Ханс Бринкер, или Серебряные коньки | страница 56



Мысли ее перешли в молитву. Бедная девочка даже не сознавала, когда эта молитва кончилась. Вскоре она уже смотрела на слабый огонек в затухающем торфе, мигавший едва заметно, но упорно — признак того, что когда—нибудь огонь может разгореться в яркое пламя.

Большой глиняный горшок с горящим торфом стоял у кровати; Гретель поставила его туда, чтоб «отец больше не дрожал», как она выразилась. Она смотрела, как пламя освещало ее мать, окрашивая алым светом полинялую юбку и придавая какую—то свежесть изношенному лифу. Девочке было приятно видеть, как сглаживались морщинки на усталом лице матери, когда отблеск пламени нежно мерцал на нем.

Затем Гретель принялась считать оконные стекла, разбитые и заклеенные бумагой, и наконец, обежав глазами все щели и трещины в стенах, устремила взгляд на резную полку, сделанную Хансом. Она висела невысоко, и Гретель могла дотянуться до нее. На полке лежала большая библия в кожаном переплете с медными застежками — свадебный подарок тетушке Бринкер от того семейства в Гейдельберге, для которого она работала.

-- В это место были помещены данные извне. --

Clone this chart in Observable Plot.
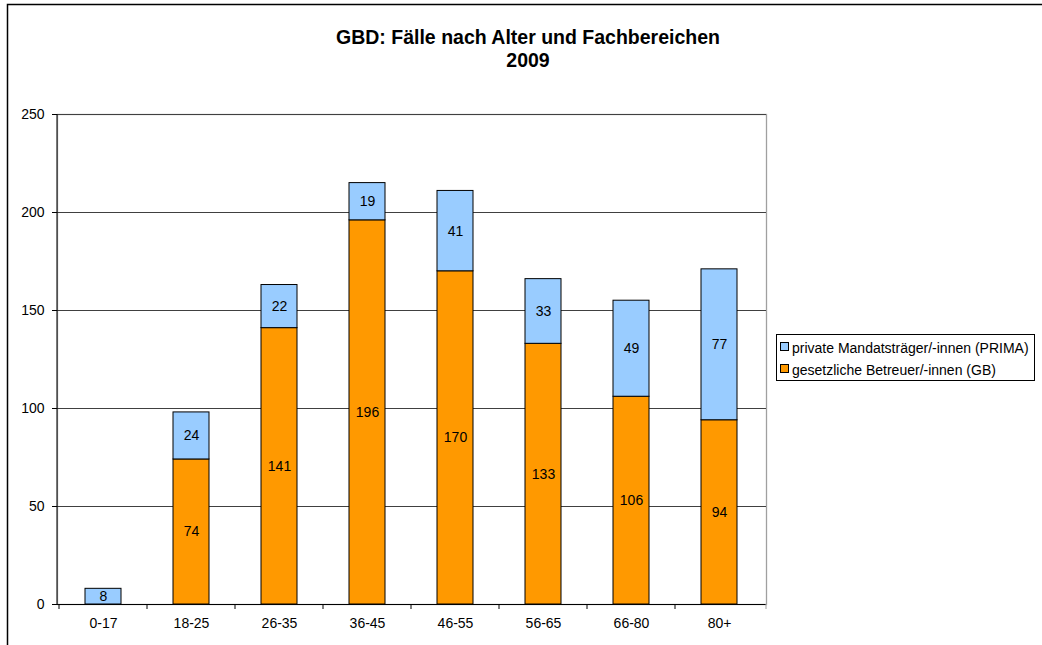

«Ах, какой Ханс ловкий! Будь он здесь, он уже перевернул бы отца поудобнее, и тот перестал бы стонать… Как все это грустно! Если болезнь затянется, мы уже не сможем кататься на коньках. Придется мне отослать свои новые коньки назад той красивой барышне. Ни я, ни Ханс—мы и состязаний—то не увидим».

И глаза Гретель, до того совсем сухие, наполнились слезами.

— Не плачь, дитятко, — утешала ее мать. — Может, болезнь у него не такая тяжелая, как мы думаем. Отец ведь и раньше так хворал.

Гретель уже рыдала:

— Ох, мама, не только это… ты не все знаешь… Я такая плохая, такая злая!

— Ты, Гретель? Ты такая терпеливая и послушная! — И ясные удивленные глаза матери просияли. — Тише, милочка, ты разбудишь его.

Гретель спрятала лицо в коленях матери, стараясь удержаться от слез.

Ее ручонка, такая худенькая и смуглая, лежала в шершавой материнской ладони, огрубевшей от тяжелой работы, и они нежно сжимали одна другую. А вот Рихи — та содрогнулась бы, прикоснись к ней одна из этих рук…

Вскоре Гретель подняла глаза — теперь в них появилось то грустное и покорное выражение, которое, как говорят, часто бывает во взгляде бедных детей, — и пролепетала дрожащим голосом:

— Отец хотел сжечь тебя… да, хотел, я все видела… и при этом он смеялся!

— Тише, дочка!

Мать проговорила эти слова так порывисто и резко, что Рафф Бринкер, хоть он и был без сознания, слегка шевельнулся на кровати.